## begin Source material
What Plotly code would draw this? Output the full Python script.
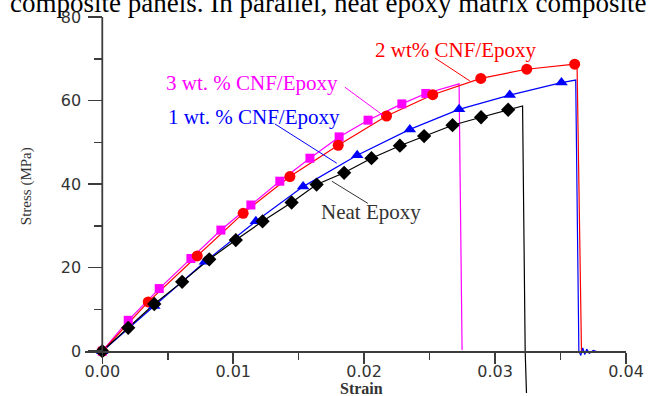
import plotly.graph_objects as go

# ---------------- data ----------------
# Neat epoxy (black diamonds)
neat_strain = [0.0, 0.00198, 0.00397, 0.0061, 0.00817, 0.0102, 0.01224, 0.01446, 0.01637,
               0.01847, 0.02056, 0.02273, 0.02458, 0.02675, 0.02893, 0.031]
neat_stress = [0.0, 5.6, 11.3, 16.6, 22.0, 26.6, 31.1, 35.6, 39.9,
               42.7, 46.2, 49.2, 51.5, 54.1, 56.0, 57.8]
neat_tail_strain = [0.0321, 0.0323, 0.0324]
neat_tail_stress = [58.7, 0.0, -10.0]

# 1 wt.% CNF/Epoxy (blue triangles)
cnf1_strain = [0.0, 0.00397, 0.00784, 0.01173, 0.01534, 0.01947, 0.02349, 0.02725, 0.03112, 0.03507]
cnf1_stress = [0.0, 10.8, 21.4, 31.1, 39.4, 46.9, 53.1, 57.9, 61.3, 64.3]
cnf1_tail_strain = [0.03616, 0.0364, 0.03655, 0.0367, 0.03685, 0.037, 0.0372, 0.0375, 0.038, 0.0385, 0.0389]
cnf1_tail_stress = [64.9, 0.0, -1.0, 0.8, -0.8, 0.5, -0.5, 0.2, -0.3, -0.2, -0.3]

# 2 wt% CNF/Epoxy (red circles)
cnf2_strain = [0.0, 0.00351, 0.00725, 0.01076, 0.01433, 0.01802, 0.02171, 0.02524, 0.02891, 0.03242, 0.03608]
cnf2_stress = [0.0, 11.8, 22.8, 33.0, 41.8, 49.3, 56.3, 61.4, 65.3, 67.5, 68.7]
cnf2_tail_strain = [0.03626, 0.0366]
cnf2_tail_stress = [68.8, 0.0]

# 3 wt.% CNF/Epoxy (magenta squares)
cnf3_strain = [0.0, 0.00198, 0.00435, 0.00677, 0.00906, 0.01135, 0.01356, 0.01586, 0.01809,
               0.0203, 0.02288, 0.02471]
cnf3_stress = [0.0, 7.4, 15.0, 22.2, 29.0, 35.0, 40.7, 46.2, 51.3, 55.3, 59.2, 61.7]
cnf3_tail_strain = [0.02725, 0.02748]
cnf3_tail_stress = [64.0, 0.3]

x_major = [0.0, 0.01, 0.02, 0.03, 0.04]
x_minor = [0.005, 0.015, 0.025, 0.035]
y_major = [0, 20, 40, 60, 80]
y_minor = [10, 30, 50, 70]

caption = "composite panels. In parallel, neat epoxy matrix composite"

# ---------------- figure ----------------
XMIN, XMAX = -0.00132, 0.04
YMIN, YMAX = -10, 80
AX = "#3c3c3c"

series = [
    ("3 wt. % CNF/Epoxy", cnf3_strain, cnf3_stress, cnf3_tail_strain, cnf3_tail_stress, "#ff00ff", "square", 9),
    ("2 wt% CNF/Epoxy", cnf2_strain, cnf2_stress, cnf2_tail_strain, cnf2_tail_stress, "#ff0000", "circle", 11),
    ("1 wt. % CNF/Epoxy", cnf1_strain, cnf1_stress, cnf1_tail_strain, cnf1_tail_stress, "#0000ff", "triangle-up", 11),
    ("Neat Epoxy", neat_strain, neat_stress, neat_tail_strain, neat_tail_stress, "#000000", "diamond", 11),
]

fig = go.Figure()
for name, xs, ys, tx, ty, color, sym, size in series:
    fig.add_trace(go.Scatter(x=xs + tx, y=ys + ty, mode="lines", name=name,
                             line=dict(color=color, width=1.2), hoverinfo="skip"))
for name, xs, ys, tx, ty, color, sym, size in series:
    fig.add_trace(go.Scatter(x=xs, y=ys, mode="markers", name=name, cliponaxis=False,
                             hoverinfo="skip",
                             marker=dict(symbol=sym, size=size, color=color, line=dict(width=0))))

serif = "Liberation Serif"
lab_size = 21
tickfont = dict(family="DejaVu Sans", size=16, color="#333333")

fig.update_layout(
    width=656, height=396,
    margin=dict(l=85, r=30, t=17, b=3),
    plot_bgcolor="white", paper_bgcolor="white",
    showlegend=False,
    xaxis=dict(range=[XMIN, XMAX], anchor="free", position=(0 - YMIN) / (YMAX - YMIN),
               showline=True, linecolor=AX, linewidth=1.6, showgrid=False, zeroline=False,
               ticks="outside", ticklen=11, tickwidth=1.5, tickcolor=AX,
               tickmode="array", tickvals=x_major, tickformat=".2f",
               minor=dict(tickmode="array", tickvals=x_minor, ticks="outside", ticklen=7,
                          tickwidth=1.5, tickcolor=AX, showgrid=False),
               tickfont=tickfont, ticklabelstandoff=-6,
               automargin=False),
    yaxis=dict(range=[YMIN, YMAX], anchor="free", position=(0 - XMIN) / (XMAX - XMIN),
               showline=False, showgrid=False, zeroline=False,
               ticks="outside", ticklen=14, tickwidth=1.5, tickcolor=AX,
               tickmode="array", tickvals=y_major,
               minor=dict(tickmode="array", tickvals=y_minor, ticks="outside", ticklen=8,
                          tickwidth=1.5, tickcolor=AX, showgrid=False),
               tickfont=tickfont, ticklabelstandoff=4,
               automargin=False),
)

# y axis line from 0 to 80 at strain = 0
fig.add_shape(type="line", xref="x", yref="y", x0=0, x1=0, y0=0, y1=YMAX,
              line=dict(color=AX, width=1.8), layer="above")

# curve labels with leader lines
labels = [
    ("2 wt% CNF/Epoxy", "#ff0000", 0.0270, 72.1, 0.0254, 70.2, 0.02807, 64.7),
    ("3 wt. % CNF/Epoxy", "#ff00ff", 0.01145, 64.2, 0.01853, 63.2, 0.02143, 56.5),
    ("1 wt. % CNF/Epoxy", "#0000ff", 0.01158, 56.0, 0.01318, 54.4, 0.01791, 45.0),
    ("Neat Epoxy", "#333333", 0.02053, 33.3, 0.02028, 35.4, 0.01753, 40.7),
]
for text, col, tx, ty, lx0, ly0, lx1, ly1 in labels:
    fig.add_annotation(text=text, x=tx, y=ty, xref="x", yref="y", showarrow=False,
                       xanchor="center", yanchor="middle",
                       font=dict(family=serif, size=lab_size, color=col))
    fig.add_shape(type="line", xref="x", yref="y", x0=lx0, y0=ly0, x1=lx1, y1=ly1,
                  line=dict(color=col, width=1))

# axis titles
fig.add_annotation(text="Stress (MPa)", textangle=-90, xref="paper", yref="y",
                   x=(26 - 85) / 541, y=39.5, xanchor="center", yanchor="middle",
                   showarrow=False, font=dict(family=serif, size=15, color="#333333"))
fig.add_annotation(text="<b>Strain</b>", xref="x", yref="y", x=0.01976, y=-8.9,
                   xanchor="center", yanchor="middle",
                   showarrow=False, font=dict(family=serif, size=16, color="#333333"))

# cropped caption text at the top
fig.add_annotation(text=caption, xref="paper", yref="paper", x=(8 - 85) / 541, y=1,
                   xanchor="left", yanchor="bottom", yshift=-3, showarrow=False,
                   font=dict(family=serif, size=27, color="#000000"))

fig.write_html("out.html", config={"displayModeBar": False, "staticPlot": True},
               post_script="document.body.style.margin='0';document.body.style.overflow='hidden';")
## end Source material
> **Exercise task**:
Except for the pictures, give all the material above again verbatim.

> **Expected answer**:
What Plotly code would draw this? Output the full Python script.
import plotly.graph_objects as go

# ---------------- data ----------------
# Neat epoxy (black diamonds)
neat_strain = [0.0, 0.00198, 0.00397, 0.0061, 0.00817, 0.0102, 0.01224, 0.01446, 0.01637,
               0.01847, 0.02056, 0.02273, 0.02458, 0.02675, 0.02893, 0.031]
neat_stress = [0.0, 5.6, 11.3, 16.6, 22.0, 26.6, 31.1, 35.6, 39.9,
               42.7, 46.2, 49.2, 51.5, 54.1, 56.0, 57.8]
neat_tail_strain = [0.0321, 0.0323, 0.0324]
neat_tail_stress = [58.7, 0.0, -10.0]

# 1 wt.% CNF/Epoxy (blue triangles)
cnf1_strain = [0.0, 0.00397, 0.00784, 0.01173, 0.01534, 0.01947, 0.02349, 0.02725, 0.03112, 0.03507]
cnf1_stress = [0.0, 10.8, 21.4, 31.1, 39.4, 46.9, 53.1, 57.9, 61.3, 64.3]
cnf1_tail_strain = [0.03616, 0.0364, 0.03655, 0.0367, 0.03685, 0.037, 0.0372, 0.0375, 0.038, 0.0385, 0.0389]
cnf1_tail_stress = [64.9, 0.0, -1.0, 0.8, -0.8, 0.5, -0.5, 0.2, -0.3, -0.2, -0.3]

# 2 wt% CNF/Epoxy (red circles)
cnf2_strain = [0.0, 0.00351, 0.00725, 0.01076, 0.01433, 0.01802, 0.02171, 0.02524, 0.02891, 0.03242, 0.03608]
cnf2_stress = [0.0, 11.8, 22.8, 33.0, 41.8, 49.3, 56.3, 61.4, 65.3, 67.5, 68.7]
cnf2_tail_strain = [0.03626, 0.0366]
cnf2_tail_stress = [68.8, 0.0]

# 3 wt.% CNF/Epoxy (magenta squares)
cnf3_strain = [0.0, 0.00198, 0.00435, 0.00677, 0.00906, 0.01135, 0.01356, 0.01586, 0.01809,
               0.0203, 0.02288, 0.02471]
cnf3_stress = [0.0, 7.4, 15.0, 22.2, 29.0, 35.0, 40.7, 46.2, 51.3, 55.3, 59.2, 61.7]
cnf3_tail_strain = [0.02725, 0.02748]
cnf3_tail_stress = [64.0, 0.3]

x_major = [0.0, 0.01, 0.02, 0.03, 0.04]
x_minor = [0.005, 0.015, 0.025, 0.035]
y_major = [0, 20, 40, 60, 80]
y_minor = [10, 30, 50, 70]

caption = "composite panels. In parallel, neat epoxy matrix composite"

# ---------------- figure ----------------
XMIN, XMAX = -0.00132, 0.04
YMIN, YMAX = -10, 80
AX = "#3c3c3c"

series = [
    ("3 wt. % CNF/Epoxy", cnf3_strain, cnf3_stress, cnf3_tail_strain, cnf3_tail_stress, "#ff00ff", "square", 9),
    ("2 wt% CNF/Epoxy", cnf2_strain, cnf2_stress, cnf2_tail_strain, cnf2_tail_stress, "#ff0000", "circle", 11),
    ("1 wt. % CNF/Epoxy", cnf1_strain, cnf1_stress, cnf1_tail_strain, cnf1_tail_stress, "#0000ff", "triangle-up", 11),
    ("Neat Epoxy", neat_strain, neat_stress, neat_tail_strain, neat_tail_stress, "#000000", "diamond", 11),
]

fig = go.Figure()
for name, xs, ys, tx, ty, color, sym, size in series:
    fig.add_trace(go.Scatter(x=xs + tx, y=ys + ty, mode="lines", name=name,
                             line=dict(color=color, width=1.2), hoverinfo="skip"))
for name, xs, ys, tx, ty, color, sym, size in series:
    fig.add_trace(go.Scatter(x=xs, y=ys, mode="markers", name=name, cliponaxis=False,
                             hoverinfo="skip",
                             marker=dict(symbol=sym, size=size, color=color, line=dict(width=0))))

serif = "Liberation Serif"
lab_size = 21
tickfont = dict(family="DejaVu Sans", size=16, color="#333333")

fig.update_layout(
    width=656, height=396,
    margin=dict(l=85, r=30, t=17, b=3),
    plot_bgcolor="white", paper_bgcolor="white",
    showlegend=False,
    xaxis=dict(range=[XMIN, XMAX], anchor="free", position=(0 - YMIN) / (YMAX - YMIN),
               showline=True, linecolor=AX, linewidth=1.6, showgrid=False, zeroline=False,
               ticks="outside", ticklen=11, tickwidth=1.5, tickcolor=AX,
               tickmode="array", tickvals=x_major, tickformat=".2f",
               minor=dict(tickmode="array", tickvals=x_minor, ticks="outside", ticklen=7,
                          tickwidth=1.5, tickcolor=AX, showgrid=False),
               tickfont=tickfont, ticklabelstandoff=-6,
               automargin=False),
    yaxis=dict(range=[YMIN, YMAX], anchor="free", position=(0 - XMIN) / (XMAX - XMIN),
               showline=False, showgrid=False, zeroline=False,
               ticks="outside", ticklen=14, tickwidth=1.5, tickcolor=AX,
               tickmode="array", tickvals=y_major,
               minor=dict(tickmode="array", tickvals=y_minor, ticks="outside", ticklen=8,
                          tickwidth=1.5, tickcolor=AX, showgrid=False),
               tickfont=tickfont, ticklabelstandoff=4,
               automargin=False),
)

# y axis line from 0 to 80 at strain = 0
fig.add_shape(type="line", xref="x", yref="y", x0=0, x1=0, y0=0, y1=YMAX,
              line=dict(color=AX, width=1.8), layer="above")

# curve labels with leader lines
labels = [
    ("2 wt% CNF/Epoxy", "#ff0000", 0.0270, 72.1, 0.0254, 70.2, 0.02807, 64.7),
    ("3 wt. % CNF/Epoxy", "#ff00ff", 0.01145, 64.2, 0.01853, 63.2, 0.02143, 56.5),
    ("1 wt. % CNF/Epoxy", "#0000ff", 0.01158, 56.0, 0.01318, 54.4, 0.01791, 45.0),
    ("Neat Epoxy", "#333333", 0.02053, 33.3, 0.02028, 35.4, 0.01753, 40.7),
]
for text, col, tx, ty, lx0, ly0, lx1, ly1 in labels:
    fig.add_annotation(text=text, x=tx, y=ty, xref="x", yref="y", showarrow=False,
                       xanchor="center", yanchor="middle",
                       font=dict(family=serif, size=lab_size, color=col))
    fig.add_shape(type="line", xref="x", yref="y", x0=lx0, y0=ly0, x1=lx1, y1=ly1,
                  line=dict(color=col, width=1))

# axis titles
fig.add_annotation(text="Stress (MPa)", textangle=-90, xref="paper", yref="y",
                   x=(26 - 85) / 541, y=39.5, xanchor="center", yanchor="middle",
                   showarrow=False, font=dict(family=serif, size=15, color="#333333"))
fig.add_annotation(text="<b>Strain</b>", xref="x", yref="y", x=0.01976, y=-8.9,
                   xanchor="center", yanchor="middle",
                   showarrow=False, font=dict(family=serif, size=16, color="#333333"))

# cropped caption text at the top
fig.add_annotation(text=caption, xref="paper", yref="paper", x=(8 - 85) / 541, y=1,
                   xanchor="left", yanchor="bottom", yshift=-3, showarrow=False,
                   font=dict(family=serif, size=27, color="#000000"))

fig.write_html("out.html", config={"displayModeBar": False, "staticPlot": True},
               post_script="document.body.style.margin='0';document.body.style.overflow='hidden';")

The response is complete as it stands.